In the piece, which was titled “Romney’s Tax Confusion,” the august bastion of conservatism did not mince words:

“If Mitt Romney loses his run for the White House, a turning point will have been his decision Monday to absolve President Obama of raising taxes on the middle class. He is managing to turn the only possible silver lining in Chief Justice John Roberts's ObamaCare salvage operation — that the mandate to buy insurance or pay a penalty is really a tax — into a second political defeat.”

The WSJ was extremely unhappy with Romney’s position on the Supreme Court decision — or positions, as it has turned out. Immediately following the announcement last Thursday that the court had upheld the core of the act, the individual mandate, Romney’s campaign issued a statement saying that the candidate did not agree with the majority’s opinion that the penalty to be paid by those who declined to purchase insurance boiled down to a tax.

Romney’s problem is obvious: He had instituted the same individual mandate in Massachusetts, while promising not to raise taxes.

“The governor disagreed with the ruling of the court. He agreed with the dissent written by Justice Scalia which very clearly stated that the mandate was not a tax,” said Romney adviser Eric Fehrnstrom, in an interview with MSNBC on Monday. “The governor believes that what we put in place in Massachusetts was a penalty and he disagrees with the court's ruling that the mandate was a tax.”

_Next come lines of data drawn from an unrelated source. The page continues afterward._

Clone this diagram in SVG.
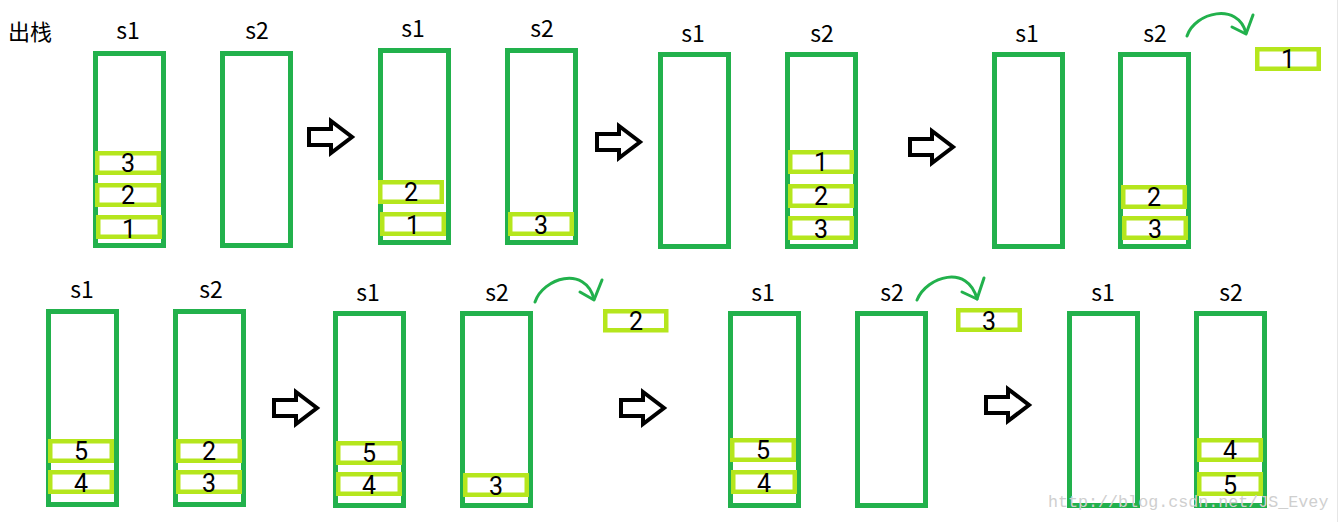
<svg xmlns="http://www.w3.org/2000/svg" width="1340" height="522" viewBox="0 0 1340 522">
<style>
.stk{fill:none;stroke:#22b14c;stroke-width:5}
.itm{fill:#fff;stroke:#b5e61d;stroke-width:4.5}
.lbl{font-family:"Microsoft YaHei","Noto Sans CJK SC","Noto Sans",sans-serif;font-size:23px;fill:#000;text-anchor:middle}
.num{font-family:Roboto,"Noto Sans",sans-serif;font-size:25px;fill:#000;text-anchor:middle}
.cur{fill:none;stroke:#22b14c;stroke-width:3;stroke-linecap:round;stroke-linejoin:round}
.wm{font-family:"Liberation Mono",monospace;font-size:16.7px;fill:#cfcfcf}
</style>
<defs>
<path id="bigArrow" d="M2,10 H24 V2 L45,18 L24,34 V26 H2 Z" fill="#fff" stroke="#000" stroke-width="4"/>
</defs>
<rect width="1340" height="522" fill="#fff"/>
<line x1="1337.5" y1="0" x2="1337.5" y2="522" stroke="#e6e6e6" stroke-width="1"/>
<text x="8" y="40" font-family="'Microsoft YaHei','Noto Sans CJK SC',sans-serif" font-size="22">出栈</text>

<g id="p1">
<text class="lbl" x="128" y="39">s1</text><text class="lbl" x="257" y="39">s2</text>
<rect class="stk" x="95.5" y="53.5" width="68" height="192"/>
<rect class="stk" x="222.5" y="53.5" width="68" height="192"/>
<rect class="itm" x="97.25" y="153.25" width="61.5" height="19.5"/><text class="num" x="128" y="172">3</text>
<rect class="itm" x="97.25" y="185.25" width="61.5" height="19.5"/><text class="num" x="128" y="204">2</text>
<rect class="itm" x="98.25" y="217.25" width="61.5" height="19.5"/><text class="num" x="129" y="238">1</text>
</g>

<g id="p2">
<text class="lbl" x="413" y="37">s1</text><text class="lbl" x="542" y="37">s2</text>
<rect class="stk" x="380.5" y="50.5" width="68" height="192"/>
<rect class="stk" x="507.5" y="50.5" width="68" height="192"/>
<rect class="itm" x="380.25" y="182.25" width="61.5" height="19.5"/><text class="num" x="411" y="201">2</text>
<rect class="itm" x="382.25" y="214.25" width="61.5" height="19.5"/><text class="num" x="413" y="234">1</text>
<rect class="itm" x="510.25" y="214.25" width="61.5" height="19.5"/><text class="num" x="541" y="234">3</text>
</g>

<g id="p3">
<text class="lbl" x="693" y="42">s1</text><text class="lbl" x="822" y="42">s2</text>
<rect class="stk" x="660.5" y="54.5" width="68" height="192"/>
<rect class="stk" x="787.5" y="54.5" width="68" height="192"/>
<rect class="itm" x="790.25" y="152.25" width="61.5" height="19.5"/><text class="num" x="821" y="171">1</text>
<rect class="itm" x="790.25" y="186.25" width="61.5" height="19.5"/><text class="num" x="821" y="205">2</text>
<rect class="itm" x="790.25" y="218.25" width="61.5" height="19.5"/><text class="num" x="821" y="238">3</text>
</g>

<g id="p4">
<text class="lbl" x="1027" y="42">s1</text><text class="lbl" x="1155" y="42">s2</text>
<rect class="stk" x="994.5" y="54.5" width="68" height="192"/>
<rect class="stk" x="1120.5" y="54.5" width="68" height="192"/>
<rect class="itm" x="1123.25" y="187.25" width="61.5" height="19.5"/><text class="num" x="1154" y="206">2</text>
<rect class="itm" x="1124.25" y="218.25" width="61.5" height="19.5"/><text class="num" x="1155" y="238">3</text>
</g>

<g id="out1">
<rect class="itm" x="1257.25" y="49.25" width="61.5" height="19.5"/><text class="num" x="1288" y="68">1</text>
</g>

<g id="p5">
<text class="lbl" x="82" y="298">s1</text><text class="lbl" x="211" y="298">s2</text>
<rect class="stk" x="48.5" y="311.5" width="68" height="193"/>
<rect class="stk" x="175.5" y="311.5" width="68" height="193"/>
<rect class="itm" x="50.25" y="441.25" width="61.5" height="19.5"/><text class="num" x="81" y="460">5</text>
<rect class="itm" x="50.25" y="472.25" width="61.5" height="19.5"/><text class="num" x="81" y="492">4</text>
<rect class="itm" x="178.25" y="441.25" width="61.5" height="19.5"/><text class="num" x="209" y="460">2</text>
<rect class="itm" x="178.25" y="472.25" width="61.5" height="19.5"/><text class="num" x="209" y="492">3</text>
</g>

<g id="p6">
<text class="lbl" x="368" y="301">s1</text><text class="lbl" x="497" y="301">s2</text>
<rect class="stk" x="335.5" y="313.5" width="68" height="192"/>
<rect class="stk" x="462.5" y="313.5" width="68" height="192"/>
<rect class="itm" x="338.25" y="443.25" width="61.5" height="19.5"/><text class="num" x="369" y="462">5</text>
<rect class="itm" x="338.25" y="474.25" width="61.5" height="19.5"/><text class="num" x="369" y="494">4</text>
<rect class="itm" x="465.25" y="475.25" width="61.5" height="19.5"/><text class="num" x="496" y="495">3</text>
</g>

<g id="out2">
<rect class="itm" x="605.25" y="311.25" width="61" height="19"/><text class="num" x="636" y="330">2</text>
</g>

<g id="p7">
<text class="lbl" x="763" y="301">s1</text><text class="lbl" x="892" y="301">s2</text>
<rect class="stk" x="730.5" y="313.5" width="68" height="192"/>
<rect class="stk" x="857.5" y="313.5" width="68" height="192"/>
<rect class="itm" x="732.25" y="440.25" width="61.5" height="19.5"/><text class="num" x="763" y="459">5</text>
<rect class="itm" x="733.25" y="472.25" width="61.5" height="19.5"/><text class="num" x="764" y="492">4</text>
</g>

<g id="out3">
<rect class="itm" x="958.25" y="310.25" width="61.5" height="19.5"/><text class="num" x="989" y="330">3</text>
</g>

<g id="p8">
<text class="lbl" x="1103" y="301">s1</text><text class="lbl" x="1231" y="301">s2</text>
<rect class="stk" x="1069.5" y="313.5" width="68" height="192"/>
<rect class="stk" x="1196.5" y="313.5" width="68" height="192"/>
<rect class="itm" x="1199.25" y="440.25" width="61.5" height="19.5"/><text class="num" x="1230" y="459">4</text>
<rect class="itm" x="1199.25" y="474.25" width="61.5" height="19.5"/><text class="num" x="1230" y="494">5</text>
</g>

<g id="connectors">
<use href="#bigArrow" x="307" y="119"/>
<use href="#bigArrow" x="595" y="124"/>
<use href="#bigArrow" x="908" y="129"/>
<use href="#bigArrow" x="272" y="390"/>
<use href="#bigArrow" x="619" y="390"/>
<use href="#bigArrow" x="984" y="387"/>
<path class="cur" d="M1187,36 C1195,12 1238,2 1246,33"/>
<path class="cur" d="M1232,27 L1246,34 L1253,15"/>
<path class="cur" d="M535,302 C543,278 585,265 594,299"/>
<path class="cur" d="M580,292 L594,300 L602,280"/>
<path class="cur" d="M917,300 C927,276 968,264 977,299"/>
<path class="cur" d="M962,292 L977,299 L984,278"/>
</g>

<text class="wm" x="1048" y="507">http://blog.csdn.net/JS_Evey</text>
</svg>
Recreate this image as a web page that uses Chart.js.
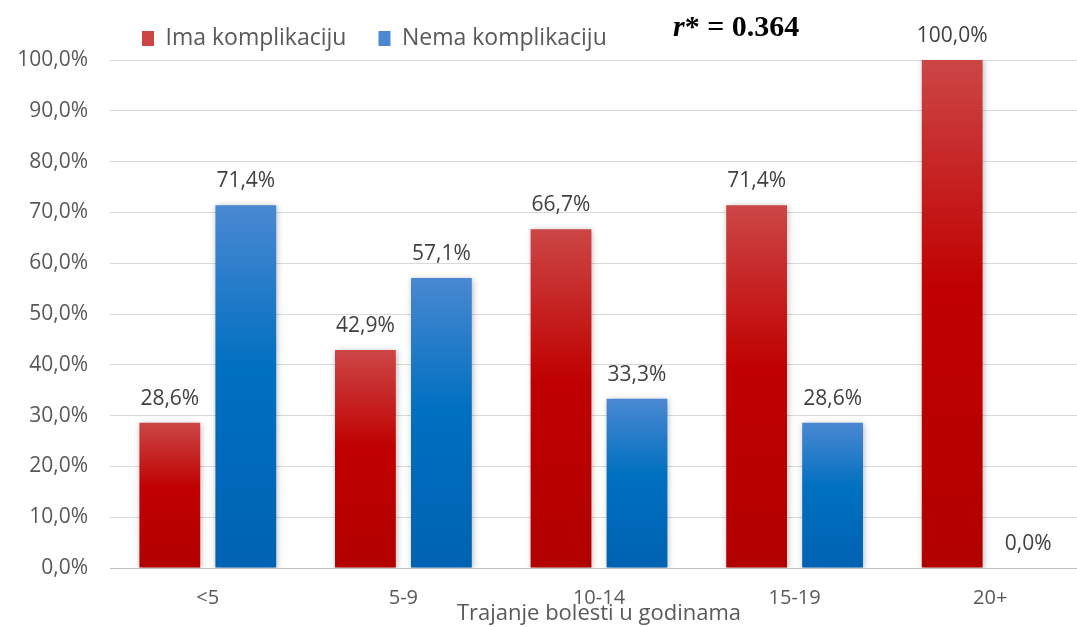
<!DOCTYPE html>
<html>
<head>
<meta charset="utf-8">
<script src="https://cdn.jsdelivr.net/npm/chart.js@4/dist/chart.umd.min.js"></script>
<style>
  html, body { margin: 0; padding: 0; background: #fff; overflow: hidden; }
  #wrap { width: 1100px; height: 627px; position: relative; }
</style>
</head>
<body>
<div id="wrap"><canvas id="barChart"></canvas></div>
<script>
var categories = ["<5", "5-9", "10-14", "15-19", "20+"];
var imaKomplikaciju = [28.6, 42.9, 66.7, 71.4, 100.0];
var nemaKomplikaciju = [71.4, 57.1, 33.3, 28.6, 0.0];
var seriesNames = ["Ima komplikaciju", "Nema komplikaciju"];
var axisTitle = "Trajanje bolesti u godinama";
var correlationText = "r* = 0.364";

var FONT = "'Open Sans', Roboto, sans-serif";

function pct(v) {
  return v.toFixed(1).replace(".", ",") + "%";
}

// office style vertical gradient, one per bar
function barGradient(top, mid, bottom) {
  return function (context) {
    var chart = context.chart;
    var area = chart.chartArea;
    if (!area || context.type !== "data") return mid;
    var y = chart.scales.y;
    var y0 = y.getPixelForValue(0);
    var y1 = y.getPixelForValue(context.raw);
    if (y0 - y1 < 1) return mid;
    var g = chart.ctx.createLinearGradient(0, y1, 0, y0);
    g.addColorStop(0, top);
    g.addColorStop(0.45, mid);
    g.addColorStop(1, bottom);
    return g;
  };
}

var barShadow = {
  id: "barShadow",
  beforeDatasetsDraw: function (chart) {
    var ctx = chart.ctx;
    ctx.save();
    ctx.shadowColor = "rgba(0,0,0,0.28)";
    ctx.shadowBlur = 6;
    ctx.shadowOffsetX = 1;
    ctx.shadowOffsetY = 1;
  },
  afterDatasetsDraw: function (chart) {
    chart.ctx.restore();
  }
};

var valueLabels = {
  id: "valueLabels",
  afterDatasetsDraw: function (chart) {
    var ctx = chart.ctx;
    ctx.save();
    ctx.font = "21px " + FONT;
    ctx.fillStyle = "#404040";
    ctx.textAlign = "center";
    ctx.textBaseline = "middle";
    chart.data.datasets.forEach(function (ds, i) {
      chart.getDatasetMeta(i).data.forEach(function (bar, j) {
        ctx.fillText(pct(ds.data[j]), bar.x, bar.y - 24);
      });
    });
    ctx.restore();
  }
};

var corrNote = {
  id: "corrNote",
  afterDraw: function (chart) {
    var ctx = chart.ctx;
    ctx.save();
    ctx.fillStyle = "#000";
    ctx.textBaseline = "middle";
    var x = 673, y = 28;
    ctx.font = "italic bold 30px 'Liberation Serif', serif";
    ctx.fillText(correlationText.charAt(0), x, y);
    x += ctx.measureText(correlationText.charAt(0)).width;
    ctx.font = "bold 30px 'Liberation Serif', serif";
    ctx.fillText(correlationText.slice(1), x, y);
    ctx.restore();
  }
};

var ctx = document.getElementById("barChart").getContext("2d");
var myChart = new Chart(ctx, {
  type: "bar",
  data: {
    labels: categories,
    datasets: [
      {
        label: seriesNames[0],
        data: imaKomplikaciju,
        backgroundColor: barGradient("#CC4646", "#C00000", "#B20000"),
        borderWidth: 0,
        barPercentage: 0.8,
        categoryPercentage: 0.777
      },
      {
        label: seriesNames[1],
        data: nemaKomplikaciju,
        backgroundColor: barGradient("#4A88D2", "#0070C0", "#0062B2"),
        borderWidth: 0,
        barPercentage: 0.8,
        categoryPercentage: 0.777
      }
    ]
  },
  options: {
    responsive: true,
    maintainAspectRatio: false,
    animation: false,
    layout: { padding: { left: 0, right: 12, top: -5, bottom: 0 } },
    plugins: {
      legend: {
        position: "top",
        align: "start",
        fullSize: false,
        labels: {
          boxWidth: 12,
          boxHeight: 15,
          padding: 32,
          color: "#595959",
          font: { family: FONT, size: 23 }
        }
      },
      tooltip: { enabled: false }
    },
    scales: {
      x: {
        afterFit: function (scale) { scale.height = 59; },
        grid: { display: false },
        border: { display: true, color: "#bfbfbf", width: 1 },
        ticks: { color: "#595959", font: { family: FONT, size: 20 }, padding: 10 },
        title: {
          display: true,
          text: axisTitle,
          color: "#595959",
          font: { family: FONT, size: 22 },
          padding: { top: 0, bottom: 0 }
        }
      },
      y: {
        min: 0,
        max: 100,
        afterFit: function (scale) { scale.width = 110; },
        ticks: {
          stepSize: 10,
          color: "#595959",
          font: { family: FONT, size: 21 },
          padding: 22,
          callback: function (v) { return pct(v); }
        },
        grid: { color: "#d9d9d9", drawTicks: false },
        border: { display: false }
      }
    }
  },
  plugins: [barShadow, valueLabels, corrNote]
});
</script>
</body>
</html>
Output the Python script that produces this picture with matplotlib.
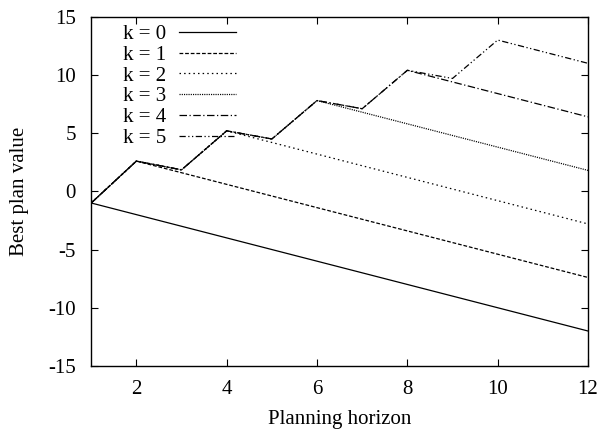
import matplotlib
matplotlib.use("Agg")
import matplotlib.pyplot as plt

plt.rcParams['font.family'] = ['Liberation Serif', 'DejaVu Serif']
plt.rcParams['axes.unicode_minus'] = False

horizon = [1, 2, 3, 4, 5, 6, 7, 8, 9, 10, 11, 12]
k0 = [-1, -2, -3, -4, -5, -6, -7, -8, -9, -10, -11, -12]
k1 = [-1, 2.6, 1.6, 0.6, -0.4, -1.4, -2.4, -3.4, -4.4, -5.4, -6.4, -7.4]
k2 = [-1, 2.6, 1.85, 5.2, 4.2, 3.2, 2.2, 1.2, 0.2, -0.8, -1.8, -2.8]
k3 = [-1, 2.6, 1.85, 5.2, 4.5, 7.8, 6.8, 5.8, 4.8, 3.8, 2.8, 1.8]
k4 = [-1, 2.6, 1.85, 5.2, 4.5, 7.8, 7.1, 10.4, 9.4, 8.4, 7.4, 6.4]
k5 = [-1, 2.6, 1.85, 5.2, 4.5, 7.8, 7.1, 10.4, 9.7, 13.0, 12.0, 11.0]
labels = ['k = 0', 'k = 1', 'k = 2', 'k = 3', 'k = 4', 'k = 5']

fig = plt.figure(figsize=(6, 4.3), dpi=100)
ax = fig.add_axes([0.152, 0.149, 0.828, 0.812])

# gnuplot-like dash types
styles = [
    dict(linestyle='-'),
    dict(linestyle=(0, (3, 1.5))),
    dict(linestyle=(0, (1.2, 2.5))),
    dict(linestyle=(0, (0.9, 0.9))),
    dict(linestyle=(0, (6, 2, 1, 2))),
    dict(linestyle=(0, (5, 2, 1, 2, 1, 2))),
]
for ys, lab, st in zip([k0, k1, k2, k3, k4, k5], labels, styles):
    ax.plot(horizon, ys, label=lab, color='black', linewidth=0.9, **st)

ax.set_xlim(1, 12)
ax.set_ylim(-15, 15)
ax.set_xticks([2, 4, 6, 8, 10, 12])
ax.set_yticks([-15, -10, -5, 0, 5, 10, 15])
ax.tick_params(direction='in', top=True, right=True, length=5, labelsize=15)
ax.tick_params(axis='x', pad=10)
ax.tick_params(axis='y', pad=11)
for s in ax.spines.values():
    s.set_linewidth(1.0)

ax.set_xlabel('Planning horizon', fontsize=15, labelpad=8)
ax.set_ylabel('Best plan value', fontsize=15, labelpad=14)

ax.legend(loc='upper left', frameon=False, markerfirst=False, fontsize=15,
          handlelength=2.75, handletextpad=0.6, labelspacing=0.06,
          borderaxespad=0.2, bbox_to_anchor=(0.039, 1.014))

fig.savefig('out.png', dpi=100)
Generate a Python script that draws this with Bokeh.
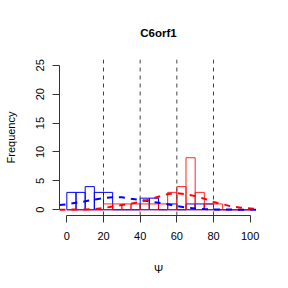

By Wednesday, however, Romney seemed to sense that disagreeing with the court might have been a bit hubristic, so he did a quick about-face.

More Highway '12: Health care decision leaves Americans divided

"The Supreme Court has spoken, and while I agreed with the dissent, that's taken over by the fact that the majority of the court said it's a tax, and therefore it is a tax. They have spoken. There's no way around that," Romney told CBS News in an interview on the Fourth of July.

This opened the presumptive nominee to charges of “flip-flopping,” and it did nothing to cool the WSJ’s ire.

“[T]he campaign looks confused in addition to being politically dumb,” concluded the editorial writer, going on to accuse Romney and his staff of “squandering an historic opportunity.”

Romney retreated to his summer home in New Hampshire to lick his wounds, but found little relief. He was photographed with wife Ann enjoying Lake Winnipesaukee, and the Obama campaign promptly pounced. The WSJ had a few things to say about that, too:

“[T]he Obama campaign is assailing Mr. Romney as an out-of-touch rich man, and the rich man obliged by vacationing this week at his lake-side home with a jet-ski cameo.”

In the end, though, it might be Romney’s own lightening-like reversals that sink him in the eyes of voters.

Geoff, a young paramedic in Wrentham, Massachusetts, describes himself as a conservative. But when asked whether he planned to vote for Romney in November, he shook his head.

“I just don’t see it,” he said. “The guy changes his mind too much.”

This does not mean that Geoff will switch his vote to Barack Obama, however. More likely he will stay at home, or look for other options.

“Who else is running, do you know?” he inquired.

Libertarian candidate Gary Johnson will be on the ballot, although he is unlikely to get much of a following.

For Linda the hairdresser, her heart lies elsewhere.

“We need another Reagan,” she sighed, referring to the 40th president of the United States, Ronald Wilson Reagan, highly esteemed by conservatives everywhere. “I mean, we have just got to find someone who has a pair, you know what I mean?”